Exercise task: Word for word, extract the first line of the records below and each line after it, up to and including the line with "const bT = project(blueTop), bB". Pictures are left out.

---

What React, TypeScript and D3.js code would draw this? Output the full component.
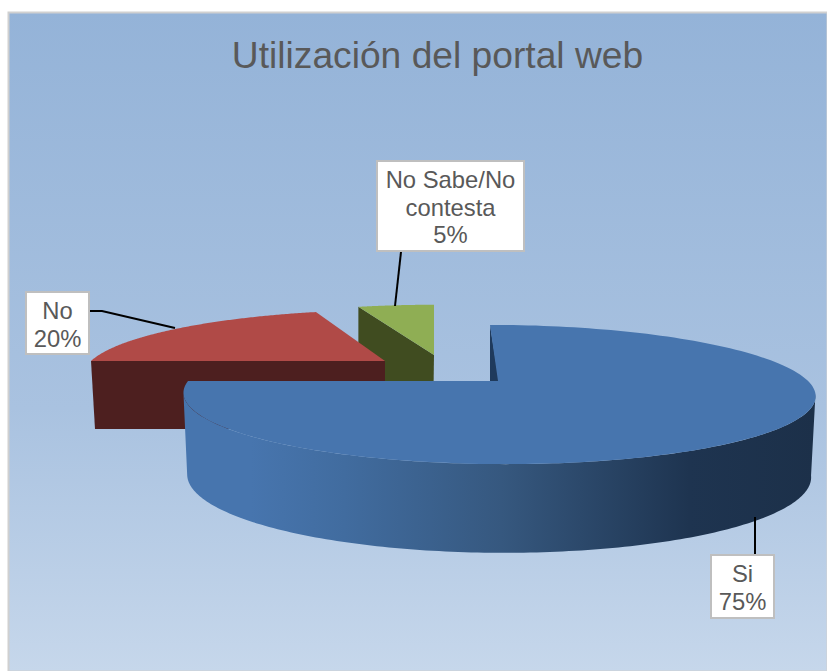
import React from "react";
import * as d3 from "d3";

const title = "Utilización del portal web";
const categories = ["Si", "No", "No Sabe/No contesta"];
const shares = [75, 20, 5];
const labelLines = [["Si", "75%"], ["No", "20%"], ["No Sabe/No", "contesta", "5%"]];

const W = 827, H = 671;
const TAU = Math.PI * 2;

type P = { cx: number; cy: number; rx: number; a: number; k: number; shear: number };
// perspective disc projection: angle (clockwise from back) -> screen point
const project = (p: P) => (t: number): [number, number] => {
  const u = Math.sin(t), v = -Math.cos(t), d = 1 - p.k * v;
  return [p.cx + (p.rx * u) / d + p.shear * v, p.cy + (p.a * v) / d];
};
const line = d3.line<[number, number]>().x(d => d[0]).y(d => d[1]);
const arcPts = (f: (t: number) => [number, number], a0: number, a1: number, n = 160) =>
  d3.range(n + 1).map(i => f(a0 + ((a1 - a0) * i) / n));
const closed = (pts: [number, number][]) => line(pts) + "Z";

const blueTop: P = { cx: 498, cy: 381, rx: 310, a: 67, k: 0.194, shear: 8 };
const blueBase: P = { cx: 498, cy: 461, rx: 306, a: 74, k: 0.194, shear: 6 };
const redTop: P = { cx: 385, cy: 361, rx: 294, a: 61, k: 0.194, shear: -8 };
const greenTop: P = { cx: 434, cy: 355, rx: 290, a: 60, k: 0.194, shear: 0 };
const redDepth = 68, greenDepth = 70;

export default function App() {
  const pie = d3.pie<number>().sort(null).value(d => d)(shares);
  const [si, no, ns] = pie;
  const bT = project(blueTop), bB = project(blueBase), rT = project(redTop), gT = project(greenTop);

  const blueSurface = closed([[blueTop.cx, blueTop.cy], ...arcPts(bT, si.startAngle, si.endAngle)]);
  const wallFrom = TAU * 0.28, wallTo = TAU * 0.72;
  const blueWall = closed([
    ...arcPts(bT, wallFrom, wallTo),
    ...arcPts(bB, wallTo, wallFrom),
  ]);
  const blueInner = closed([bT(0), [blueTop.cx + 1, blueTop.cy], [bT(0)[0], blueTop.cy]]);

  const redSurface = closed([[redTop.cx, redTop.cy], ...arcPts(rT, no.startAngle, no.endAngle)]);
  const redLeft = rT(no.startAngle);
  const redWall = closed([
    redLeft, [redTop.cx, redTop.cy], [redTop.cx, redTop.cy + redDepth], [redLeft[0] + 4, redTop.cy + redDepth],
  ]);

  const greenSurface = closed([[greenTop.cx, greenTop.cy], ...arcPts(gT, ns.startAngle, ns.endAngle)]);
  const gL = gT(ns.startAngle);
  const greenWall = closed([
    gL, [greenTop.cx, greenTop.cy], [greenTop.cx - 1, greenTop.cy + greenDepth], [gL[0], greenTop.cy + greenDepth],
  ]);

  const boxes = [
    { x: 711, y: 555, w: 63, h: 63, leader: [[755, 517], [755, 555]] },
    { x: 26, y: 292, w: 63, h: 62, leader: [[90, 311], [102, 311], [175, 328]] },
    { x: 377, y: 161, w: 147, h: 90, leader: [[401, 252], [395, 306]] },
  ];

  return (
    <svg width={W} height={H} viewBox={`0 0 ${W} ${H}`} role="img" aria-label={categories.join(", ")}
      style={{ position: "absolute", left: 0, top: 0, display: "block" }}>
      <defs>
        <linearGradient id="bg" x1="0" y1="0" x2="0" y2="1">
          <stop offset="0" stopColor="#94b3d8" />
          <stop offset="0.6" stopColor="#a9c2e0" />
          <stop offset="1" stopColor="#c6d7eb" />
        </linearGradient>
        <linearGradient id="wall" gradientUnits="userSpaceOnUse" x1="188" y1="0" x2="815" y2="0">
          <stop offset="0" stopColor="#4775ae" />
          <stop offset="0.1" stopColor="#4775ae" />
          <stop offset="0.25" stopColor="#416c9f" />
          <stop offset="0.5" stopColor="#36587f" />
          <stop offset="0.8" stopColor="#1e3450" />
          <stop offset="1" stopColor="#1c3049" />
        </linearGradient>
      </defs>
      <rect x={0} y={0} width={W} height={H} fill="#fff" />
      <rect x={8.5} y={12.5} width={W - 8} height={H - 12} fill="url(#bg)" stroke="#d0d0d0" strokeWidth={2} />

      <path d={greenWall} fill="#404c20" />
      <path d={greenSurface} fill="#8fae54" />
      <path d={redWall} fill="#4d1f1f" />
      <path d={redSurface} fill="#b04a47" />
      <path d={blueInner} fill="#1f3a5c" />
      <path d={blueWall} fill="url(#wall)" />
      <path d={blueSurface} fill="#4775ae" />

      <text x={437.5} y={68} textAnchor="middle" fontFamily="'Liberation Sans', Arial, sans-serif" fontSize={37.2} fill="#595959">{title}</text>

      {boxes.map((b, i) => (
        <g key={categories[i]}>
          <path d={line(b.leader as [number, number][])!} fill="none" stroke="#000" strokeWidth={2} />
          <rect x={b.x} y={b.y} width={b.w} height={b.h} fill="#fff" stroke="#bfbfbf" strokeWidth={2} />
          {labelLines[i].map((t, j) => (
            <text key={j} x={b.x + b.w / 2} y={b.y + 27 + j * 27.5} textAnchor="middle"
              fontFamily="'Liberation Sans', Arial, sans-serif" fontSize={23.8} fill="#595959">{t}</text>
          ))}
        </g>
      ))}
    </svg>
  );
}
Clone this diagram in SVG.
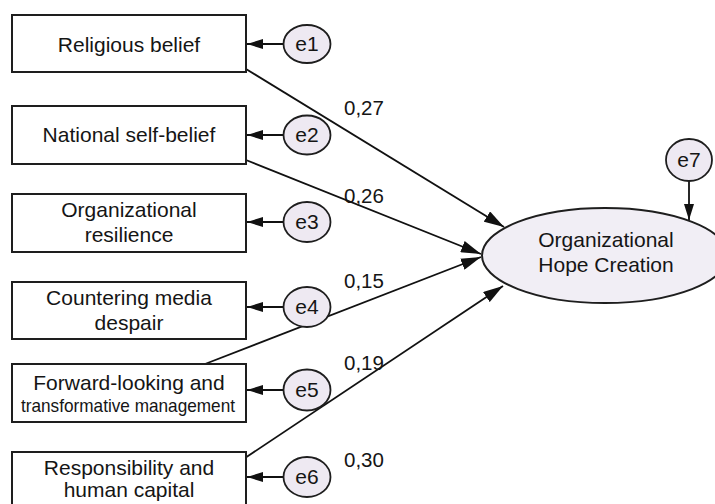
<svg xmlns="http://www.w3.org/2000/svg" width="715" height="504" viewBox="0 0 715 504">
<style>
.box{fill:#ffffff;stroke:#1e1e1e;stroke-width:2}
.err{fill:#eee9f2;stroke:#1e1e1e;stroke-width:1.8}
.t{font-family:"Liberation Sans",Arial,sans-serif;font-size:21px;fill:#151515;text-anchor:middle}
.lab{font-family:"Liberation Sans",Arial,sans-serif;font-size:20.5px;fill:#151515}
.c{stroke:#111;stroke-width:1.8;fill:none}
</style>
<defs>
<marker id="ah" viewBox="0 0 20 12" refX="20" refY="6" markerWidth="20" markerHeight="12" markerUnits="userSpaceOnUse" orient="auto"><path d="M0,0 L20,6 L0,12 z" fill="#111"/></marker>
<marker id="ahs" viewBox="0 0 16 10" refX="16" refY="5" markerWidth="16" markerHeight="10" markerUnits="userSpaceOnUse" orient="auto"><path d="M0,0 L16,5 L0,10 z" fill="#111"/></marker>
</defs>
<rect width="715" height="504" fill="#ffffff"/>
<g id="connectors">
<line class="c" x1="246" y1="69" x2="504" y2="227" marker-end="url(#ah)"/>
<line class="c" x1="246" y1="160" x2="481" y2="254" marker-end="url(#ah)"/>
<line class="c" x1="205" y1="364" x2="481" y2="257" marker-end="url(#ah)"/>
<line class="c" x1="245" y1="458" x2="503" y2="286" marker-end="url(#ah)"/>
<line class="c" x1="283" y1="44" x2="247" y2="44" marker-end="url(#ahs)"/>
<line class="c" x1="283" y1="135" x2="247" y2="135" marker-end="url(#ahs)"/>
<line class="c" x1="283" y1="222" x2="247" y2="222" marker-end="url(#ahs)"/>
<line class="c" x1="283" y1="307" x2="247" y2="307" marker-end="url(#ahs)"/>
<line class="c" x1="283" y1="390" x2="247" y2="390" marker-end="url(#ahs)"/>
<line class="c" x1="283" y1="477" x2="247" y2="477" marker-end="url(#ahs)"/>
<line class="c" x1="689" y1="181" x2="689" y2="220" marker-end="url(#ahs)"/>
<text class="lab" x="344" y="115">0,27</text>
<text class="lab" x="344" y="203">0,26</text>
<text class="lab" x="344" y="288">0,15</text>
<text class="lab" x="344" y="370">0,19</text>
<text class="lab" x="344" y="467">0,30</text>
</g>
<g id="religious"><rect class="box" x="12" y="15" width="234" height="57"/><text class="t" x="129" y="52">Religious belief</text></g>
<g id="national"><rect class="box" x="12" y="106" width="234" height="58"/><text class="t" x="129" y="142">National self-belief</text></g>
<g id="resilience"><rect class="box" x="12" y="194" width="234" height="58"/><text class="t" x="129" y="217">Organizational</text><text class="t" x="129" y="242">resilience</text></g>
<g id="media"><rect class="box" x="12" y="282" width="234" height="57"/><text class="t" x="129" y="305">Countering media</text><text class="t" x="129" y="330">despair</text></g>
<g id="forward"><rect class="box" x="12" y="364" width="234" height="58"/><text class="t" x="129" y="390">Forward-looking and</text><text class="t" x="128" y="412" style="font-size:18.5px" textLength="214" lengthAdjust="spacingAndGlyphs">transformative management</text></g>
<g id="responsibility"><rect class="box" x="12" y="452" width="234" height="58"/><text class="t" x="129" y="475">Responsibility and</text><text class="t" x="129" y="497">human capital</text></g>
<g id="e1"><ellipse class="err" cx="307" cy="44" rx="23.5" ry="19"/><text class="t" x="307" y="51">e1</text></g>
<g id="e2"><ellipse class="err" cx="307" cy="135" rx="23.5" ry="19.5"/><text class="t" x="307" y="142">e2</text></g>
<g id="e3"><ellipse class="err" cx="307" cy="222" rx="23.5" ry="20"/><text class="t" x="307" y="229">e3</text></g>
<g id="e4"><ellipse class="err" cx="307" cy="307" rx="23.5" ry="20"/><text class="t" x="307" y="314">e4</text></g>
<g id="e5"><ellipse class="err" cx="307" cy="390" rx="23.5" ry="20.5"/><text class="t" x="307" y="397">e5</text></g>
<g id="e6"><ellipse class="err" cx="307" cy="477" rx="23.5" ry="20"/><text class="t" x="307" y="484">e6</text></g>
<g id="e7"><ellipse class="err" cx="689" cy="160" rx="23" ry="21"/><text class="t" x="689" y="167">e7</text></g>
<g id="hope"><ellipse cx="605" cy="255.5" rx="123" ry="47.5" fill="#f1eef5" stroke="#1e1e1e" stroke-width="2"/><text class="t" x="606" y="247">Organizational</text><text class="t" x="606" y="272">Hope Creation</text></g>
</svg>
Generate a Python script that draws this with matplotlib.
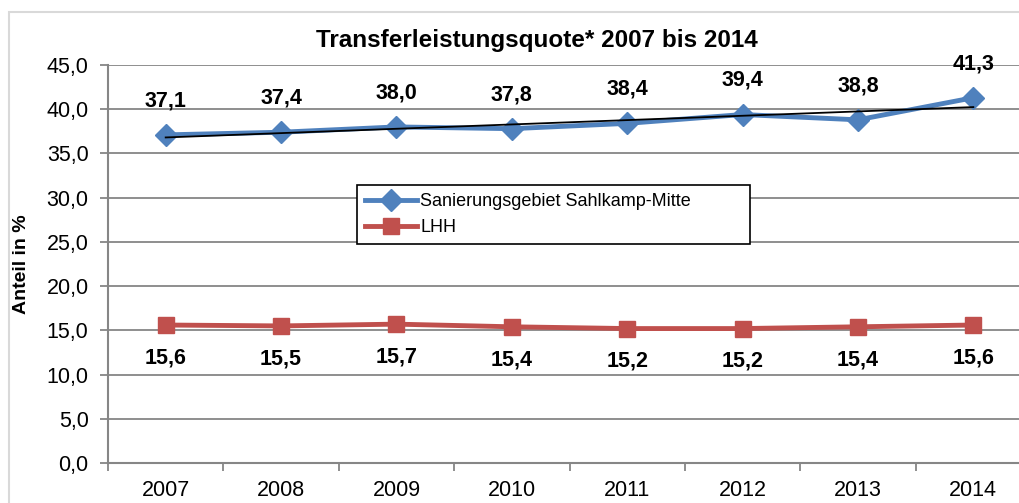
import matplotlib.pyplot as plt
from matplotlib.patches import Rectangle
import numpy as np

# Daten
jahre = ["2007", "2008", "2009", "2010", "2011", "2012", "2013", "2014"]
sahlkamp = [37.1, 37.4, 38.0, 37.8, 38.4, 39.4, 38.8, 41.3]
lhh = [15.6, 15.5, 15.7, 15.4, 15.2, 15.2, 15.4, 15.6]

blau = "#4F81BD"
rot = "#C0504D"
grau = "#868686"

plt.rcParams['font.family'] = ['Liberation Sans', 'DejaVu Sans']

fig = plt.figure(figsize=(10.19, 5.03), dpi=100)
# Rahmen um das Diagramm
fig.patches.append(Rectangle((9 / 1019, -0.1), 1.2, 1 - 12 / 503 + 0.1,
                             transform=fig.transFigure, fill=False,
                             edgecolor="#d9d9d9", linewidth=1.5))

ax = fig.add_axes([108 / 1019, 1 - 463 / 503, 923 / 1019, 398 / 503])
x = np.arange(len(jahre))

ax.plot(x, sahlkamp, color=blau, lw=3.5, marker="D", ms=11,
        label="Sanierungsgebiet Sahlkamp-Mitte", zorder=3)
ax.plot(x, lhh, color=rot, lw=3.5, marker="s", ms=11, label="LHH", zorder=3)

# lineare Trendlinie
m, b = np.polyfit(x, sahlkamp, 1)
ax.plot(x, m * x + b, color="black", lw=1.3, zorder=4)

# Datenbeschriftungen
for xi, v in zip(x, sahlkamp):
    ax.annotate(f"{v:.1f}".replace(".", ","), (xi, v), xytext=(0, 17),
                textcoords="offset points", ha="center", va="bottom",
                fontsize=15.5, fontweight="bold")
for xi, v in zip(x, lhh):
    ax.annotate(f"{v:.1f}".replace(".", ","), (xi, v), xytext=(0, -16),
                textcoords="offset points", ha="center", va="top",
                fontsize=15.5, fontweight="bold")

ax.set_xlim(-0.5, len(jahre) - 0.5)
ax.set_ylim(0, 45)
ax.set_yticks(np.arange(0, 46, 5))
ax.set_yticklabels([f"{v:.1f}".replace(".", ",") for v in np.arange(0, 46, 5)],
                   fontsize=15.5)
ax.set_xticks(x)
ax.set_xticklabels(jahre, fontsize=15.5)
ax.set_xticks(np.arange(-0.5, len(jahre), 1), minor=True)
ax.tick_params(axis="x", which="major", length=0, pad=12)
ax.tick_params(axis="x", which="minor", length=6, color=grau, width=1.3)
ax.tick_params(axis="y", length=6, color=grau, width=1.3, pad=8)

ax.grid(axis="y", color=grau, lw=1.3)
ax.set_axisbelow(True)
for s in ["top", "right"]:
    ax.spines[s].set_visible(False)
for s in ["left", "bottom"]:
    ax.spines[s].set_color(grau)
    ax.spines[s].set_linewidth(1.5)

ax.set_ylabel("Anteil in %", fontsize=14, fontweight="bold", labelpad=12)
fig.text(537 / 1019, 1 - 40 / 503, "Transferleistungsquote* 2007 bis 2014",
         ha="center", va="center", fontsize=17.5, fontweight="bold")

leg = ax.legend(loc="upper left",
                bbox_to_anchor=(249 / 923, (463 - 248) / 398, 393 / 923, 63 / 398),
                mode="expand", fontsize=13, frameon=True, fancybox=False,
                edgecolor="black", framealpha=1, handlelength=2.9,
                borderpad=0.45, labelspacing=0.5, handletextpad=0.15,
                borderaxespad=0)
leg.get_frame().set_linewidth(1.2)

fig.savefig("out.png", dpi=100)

---

Exercise answer:
What React, TypeScript and D3.js code would draw this? Output the full component.
import React from "react";
import * as d3 from "d3";

const title = "Utilización del portal web";
const categories = ["Si", "No", "No Sabe/No contesta"];
const shares = [75, 20, 5];
const labelLines = [["Si", "75%"], ["No", "20%"], ["No Sabe/No", "contesta", "5%"]];

const W = 827, H = 671;
const TAU = Math.PI * 2;

type P = { cx: number; cy: number; rx: number; a: number; k: number; shear: number };
// perspective disc projection: angle (clockwise from back) -> screen point
const project = (p: P) => (t: number): [number, number] => {
  const u = Math.sin(t), v = -Math.cos(t), d = 1 - p.k * v;
  return [p.cx + (p.rx * u) / d + p.shear * v, p.cy + (p.a * v) / d];
};
const line = d3.line<[number, number]>().x(d => d[0]).y(d => d[1]);
const arcPts = (f: (t: number) => [number, number], a0: number, a1: number, n = 160) =>
  d3.range(n + 1).map(i => f(a0 + ((a1 - a0) * i) / n));
const closed = (pts: [number, number][]) => line(pts) + "Z";

const blueTop: P = { cx: 498, cy: 381, rx: 310, a: 67, k: 0.194, shear: 8 };
const blueBase: P = { cx: 498, cy: 461, rx: 306, a: 74, k: 0.194, shear: 6 };
const redTop: P = { cx: 385, cy: 361, rx: 294, a: 61, k: 0.194, shear: -8 };
const greenTop: P = { cx: 434, cy: 355, rx: 290, a: 60, k: 0.194, shear: 0 };
const redDepth = 68, greenDepth = 70;

export default function App() {
  const pie = d3.pie<number>().sort(null).value(d => d)(shares);
  const [si, no, ns] = pie;
  const bT = project(blueTop), bB = project(blueBase), rT = project(redTop), gT = project(greenTop);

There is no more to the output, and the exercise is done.